Some Came Running‘s Glenn Kenny came on the show after Friedkin and he, too, tap-danced around the elephant in the room, which is that the French Connection Blu-ray is an unmistakable desecration. That’s my view anyway, and the view of many Blu-ray fans out there. The vast majority, I suspect.

Trumbull + Malick?

Ain’t It Cool‘s Mr. Beaks wrote earlier this evening that he’s been “receiving emails from people who’ve ‘heard things’ about what Terrence Malick is up to in Austin, Texas, regarding work on The Tree of Life. One thing he’s heard is that legendary visual f/x legend Douglas Trumbull is working with Malick in some capacity.
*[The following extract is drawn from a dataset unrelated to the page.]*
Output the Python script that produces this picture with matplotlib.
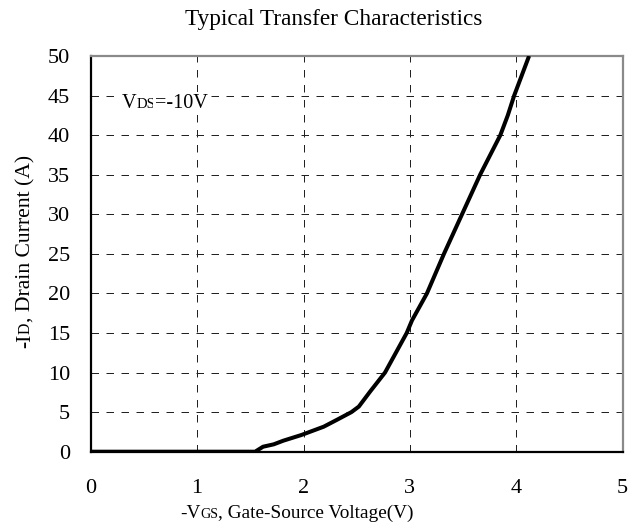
import matplotlib
matplotlib.use("Agg")
import matplotlib.pyplot as plt
from matplotlib.transforms import IdentityTransform

# ---- data ----
vgs = [0.0, 1.545, 1.62, 1.72, 1.81, 1.98, 2.19, 2.31, 2.45, 2.52, 2.625,
       2.766, 2.97, 3.02, 3.16, 3.32, 3.49, 3.66, 3.85, 3.92, 3.98, 4.12]
id_a = [0.0, 0.0, 0.63, 0.93, 1.39, 2.11, 3.16, 4.0, 5.0, 5.7, 7.58,
        10.0, 15.0, 16.6, 20.0, 25.0, 30.0, 35.0, 40.0, 42.5, 45.0, 50.0]
x_ticks = [0, 1, 2, 3, 4, 5]
y_ticks = [0, 5, 10, 15, 20, 25, 30, 35, 40, 45, 50]
title = "Typical Transfer Characteristics"
xlabel_pieces = [("-V", 1.0), ("GS", 0.73), (", Gate-Source Voltage(V)", 1.0)]
ylabel_pieces = [("-I", 1.0), ("D", 0.73), (", Drain Current (A)", 1.0)]
note_pieces = [("V", 1.0), ("DS", 0.73), ("=-10V", 1.0)]

SERIF = "Liberation Serif"
W, H = 628, 530
fig = plt.figure(figsize=(W / 100, H / 100), dpi=100)
L, R, T, B = 90.7, 622.7, 56.0, 451.7
ax = fig.add_axes([L / W, 1 - B / H, (R - L) / W, (B - T) / H])

ax.plot(vgs, id_a, color="black", lw=2.9, solid_joinstyle="round",
        solid_capstyle="butt", zorder=3)
ax.set_xlim(0, 5)
ax.set_ylim(0, 50)
ax.set_xticks(x_ticks)
ax.set_yticks(y_ticks)
ax.grid(True, color="#222222", linestyle=(0, (7.5, 7.5)), linewidth=0.72)
ax.tick_params(length=0, labelsize=16)
ax.tick_params(axis="x", pad=19.5)
ax.tick_params(axis="y", pad=15)
for lab in ax.get_xticklabels() + ax.get_yticklabels():
    lab.set_family(SERIF)
for s in ("left", "bottom"):
    ax.spines[s].set_color("black")
    ax.spines[s].set_linewidth(1.6)
for s in ("top", "right"):
    ax.spines[s].set_color("#8a8a8a")
    ax.spines[s].set_linewidth(1.6)

renderer = fig.canvas.get_renderer()


def seq_length(pieces, base, rotation=0):
    tot = 0
    for s, k in pieces:
        t = fig.text(0, 0, s, fontsize=base * k, family=SERIF, rotation=rotation,
                     transform=IdentityTransform())
        bb = t.get_window_extent(renderer)
        tot += bb.height if rotation == 90 else bb.width
        t.remove()
    return tot


def seq_text(pieces, x0, x1, ybase, rotation=0, bg=False):
    """Place pieces along a line spanning x0..x1 (image px); ybase is baseline
    (image px from top) for horizontal, or baseline x for vertical."""
    target = abs(x1 - x0)
    l10 = seq_length(pieces, 10, rotation)
    base = 10 * target / l10
    pos = min(x0, x1)
    for s, k in pieces:
        if rotation == 90:
            xy = (ybase, H - (max(x0, x1) - (pos - min(x0, x1))))
        else:
            xy = (pos, H - ybase)
        t = fig.text(xy[0], xy[1], s, fontsize=base * k, family=SERIF,
                     rotation=rotation, rotation_mode="anchor", ha="left",
                     va="baseline", transform=IdentityTransform(), zorder=5)
        if bg:
            t.set_bbox(dict(facecolor="white", edgecolor="none", pad=1.5))
        bb = t.get_window_extent(renderer)
        pos += bb.height if rotation == 90 else bb.width
    return base


# title
seq_text([(title, 1.0)], 185, 482, 25)
# x label
seq_text(xlabel_pieces, 180, 413, 518)
# y label (vertical, reading bottom to top): spans image y 348 (bottom) .. 155 (top)
seq_text(ylabel_pieces, 155, 348, 30, rotation=90)
# V_DS note
seq_text(note_pieces, 121.7, 208, 108, bg=True)

fig.savefig("out.png", dpi=100)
“Is he assisting Mike Fink on the dinosaur footage?,” Beaks writes. “I don’t know just yet. But he has been seen knocking around Austin with Malick’s crew, and I can confirm that he has been shooting footage of some sort fairly recently. Personally, I hope he’s involved with the NASA-shot sequences that will allegedly be included in the IMAX movie.

“And when I say ‘IMAX movie’, I mean a whole second movie. That’s right — we’ll be getting two new Malick movies [over] the next year or so. The first is The Tree of Life (which one source tells me is ‘massive’); the other will be an ‘IMAX-only’ feature depicting the birth and death of the universe.

“It’s important to note that these films are not narratively connected, [but] are thematically complementary pieces.”

Sounds a little dicey to me, but who knows?